▸ **Entries**:
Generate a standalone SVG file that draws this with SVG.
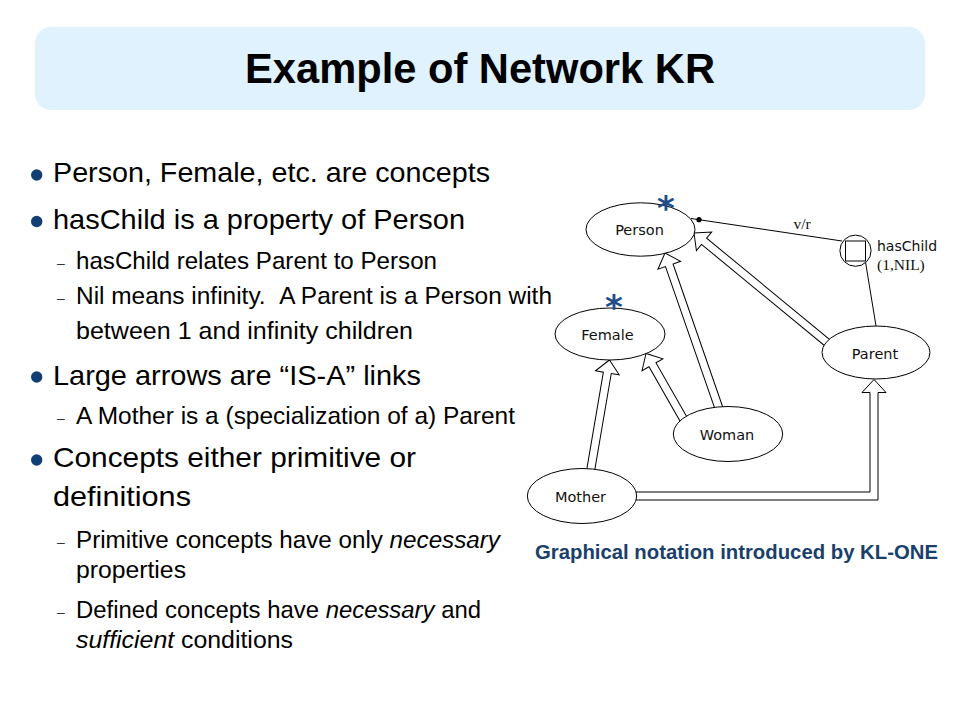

* * *

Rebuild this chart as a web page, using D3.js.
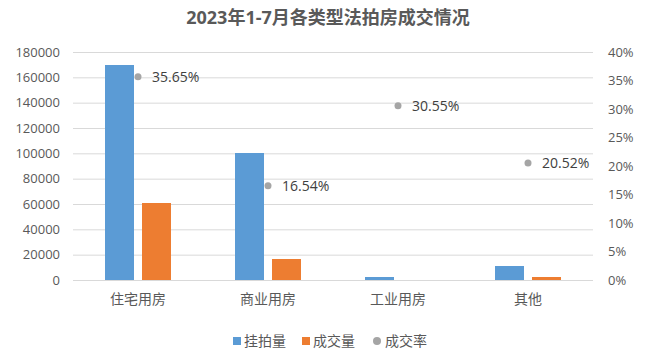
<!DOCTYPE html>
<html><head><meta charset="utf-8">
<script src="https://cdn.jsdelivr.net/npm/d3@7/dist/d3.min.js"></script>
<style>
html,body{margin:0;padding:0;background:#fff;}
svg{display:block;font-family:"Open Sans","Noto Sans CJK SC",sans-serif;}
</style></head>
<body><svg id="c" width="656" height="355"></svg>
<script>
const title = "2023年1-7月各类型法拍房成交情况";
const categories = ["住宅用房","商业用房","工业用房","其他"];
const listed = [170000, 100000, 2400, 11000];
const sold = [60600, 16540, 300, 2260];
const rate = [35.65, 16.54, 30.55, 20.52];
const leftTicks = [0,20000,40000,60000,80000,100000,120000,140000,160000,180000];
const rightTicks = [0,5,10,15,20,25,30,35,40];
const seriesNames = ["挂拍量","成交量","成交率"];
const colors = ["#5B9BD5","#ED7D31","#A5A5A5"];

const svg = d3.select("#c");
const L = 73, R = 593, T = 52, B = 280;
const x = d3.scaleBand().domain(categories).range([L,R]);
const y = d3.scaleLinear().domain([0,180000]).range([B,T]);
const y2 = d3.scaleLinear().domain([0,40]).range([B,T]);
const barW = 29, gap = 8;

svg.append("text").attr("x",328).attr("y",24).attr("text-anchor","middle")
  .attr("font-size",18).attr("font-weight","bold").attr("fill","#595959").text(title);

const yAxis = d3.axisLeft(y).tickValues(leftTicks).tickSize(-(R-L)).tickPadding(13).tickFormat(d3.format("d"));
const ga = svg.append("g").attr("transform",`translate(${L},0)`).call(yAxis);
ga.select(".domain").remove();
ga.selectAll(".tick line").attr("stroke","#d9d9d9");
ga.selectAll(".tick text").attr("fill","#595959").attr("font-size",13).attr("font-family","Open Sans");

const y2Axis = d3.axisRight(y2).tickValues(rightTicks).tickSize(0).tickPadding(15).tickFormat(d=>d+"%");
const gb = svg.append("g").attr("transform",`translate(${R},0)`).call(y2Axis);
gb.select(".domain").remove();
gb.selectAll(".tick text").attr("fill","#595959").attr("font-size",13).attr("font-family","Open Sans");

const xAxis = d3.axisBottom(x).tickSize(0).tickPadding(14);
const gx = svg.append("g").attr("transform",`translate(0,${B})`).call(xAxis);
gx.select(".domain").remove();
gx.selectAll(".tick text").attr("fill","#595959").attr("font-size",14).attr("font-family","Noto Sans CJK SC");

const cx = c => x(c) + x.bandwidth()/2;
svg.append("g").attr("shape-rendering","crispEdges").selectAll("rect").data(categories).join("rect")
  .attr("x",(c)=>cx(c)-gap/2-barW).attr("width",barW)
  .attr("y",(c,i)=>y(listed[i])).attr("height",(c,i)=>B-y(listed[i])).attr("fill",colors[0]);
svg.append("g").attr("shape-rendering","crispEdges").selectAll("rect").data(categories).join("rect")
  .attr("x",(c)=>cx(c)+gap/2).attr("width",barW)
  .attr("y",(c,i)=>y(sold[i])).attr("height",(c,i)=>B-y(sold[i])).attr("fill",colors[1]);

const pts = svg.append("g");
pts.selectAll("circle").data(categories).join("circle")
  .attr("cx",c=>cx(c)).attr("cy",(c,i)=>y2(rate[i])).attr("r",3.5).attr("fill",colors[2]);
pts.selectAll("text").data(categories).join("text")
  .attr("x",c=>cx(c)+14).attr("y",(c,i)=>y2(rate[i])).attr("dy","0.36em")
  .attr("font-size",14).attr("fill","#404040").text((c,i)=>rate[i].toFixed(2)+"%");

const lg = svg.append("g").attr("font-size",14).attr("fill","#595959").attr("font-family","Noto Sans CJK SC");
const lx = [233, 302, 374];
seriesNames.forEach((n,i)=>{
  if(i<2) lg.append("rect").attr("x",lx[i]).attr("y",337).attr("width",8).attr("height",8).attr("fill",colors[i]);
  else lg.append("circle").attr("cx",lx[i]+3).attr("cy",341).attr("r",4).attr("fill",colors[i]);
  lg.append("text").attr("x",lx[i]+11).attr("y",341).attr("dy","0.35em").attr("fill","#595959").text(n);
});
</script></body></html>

▸ **Stated goal**:
Gather and copy every line of the data in which the string "this" is found.

▸ **Task response**:
Generate a standalone SVG file that draws this with SVG.
Rebuild this chart as a web page, using D3.js.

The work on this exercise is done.